SAFIAN: And the topic of character that you’re so focused and compelled about, today that applies to AI too and how we talk about it, whether it’s commercial uses or military.
MCCHRYSTAL: Well, I would argue the character becomes more important because the power of the individual is dramatically more than it was even 200 years ago. When think of the old saying about Samuel Colt who created the six gun, we say, “God made man, Sam Colt made them equal,” and he leveled the playing field for people who weren’t as big and strong as they could have an effective weapon.
AI is going to do that and give extraordinary power not just to nation states, but to individuals. And so those people who have that extraordinary power, and almost all of us will have some form of it, have the ability to do great good or just great evil. And so character I think is going to become more essential than ever.
What’s at stake right now?
SAFIAN: There’s a lot at stake in this moment right now where we are. I mean, we’re kind of on a precipice.
MCCHRYSTAL: I think we are. I think we’re on a practical precipice in terms of the future of the nation, the fate of the United States, or even the fate of the world. If we’re talking about making America great again, let’s talk about making character central again. Let’s talk about focusing and demanding character.
SAFIAN: Well, Stan, this was great and I always appreciate you talking with me. Thanks for doing it.
MCCHRYSTAL: You’re so kind to have me, and Bob, thanks for all you do.
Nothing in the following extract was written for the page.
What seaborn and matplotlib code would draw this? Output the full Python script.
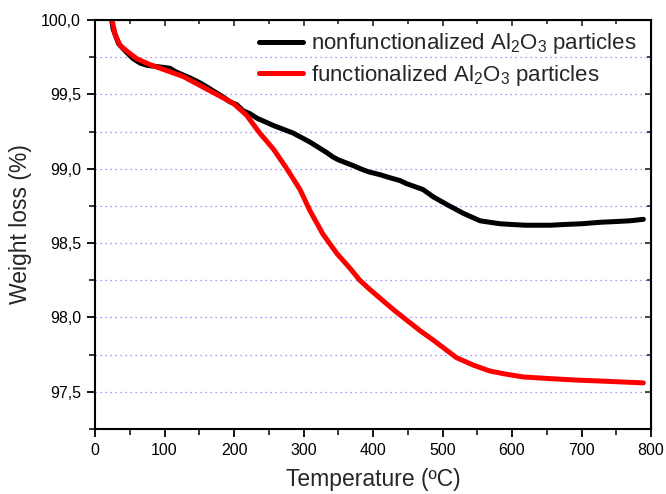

SAFIAN: I was grateful to welcome Stan back on the show during this tricky chapter in our world today. He’s got a way of boiling things down to their essence, a discipline that helps distill what’s most important. The choices of business leaders, of military leaders, of all of us, they do more than impact actions today. They set the tone for the future. And it underscores the question, what kind of a future do we want? AI, the U.S. military, the worlds of business and politics, it’s all interconnected like never before. For good or bad, that puts more pressure on all of us in every realm to be better leaders, leaders with integrity, with courage, and as Stan would say, with character. I’m Bob Safian. Thanks for listening.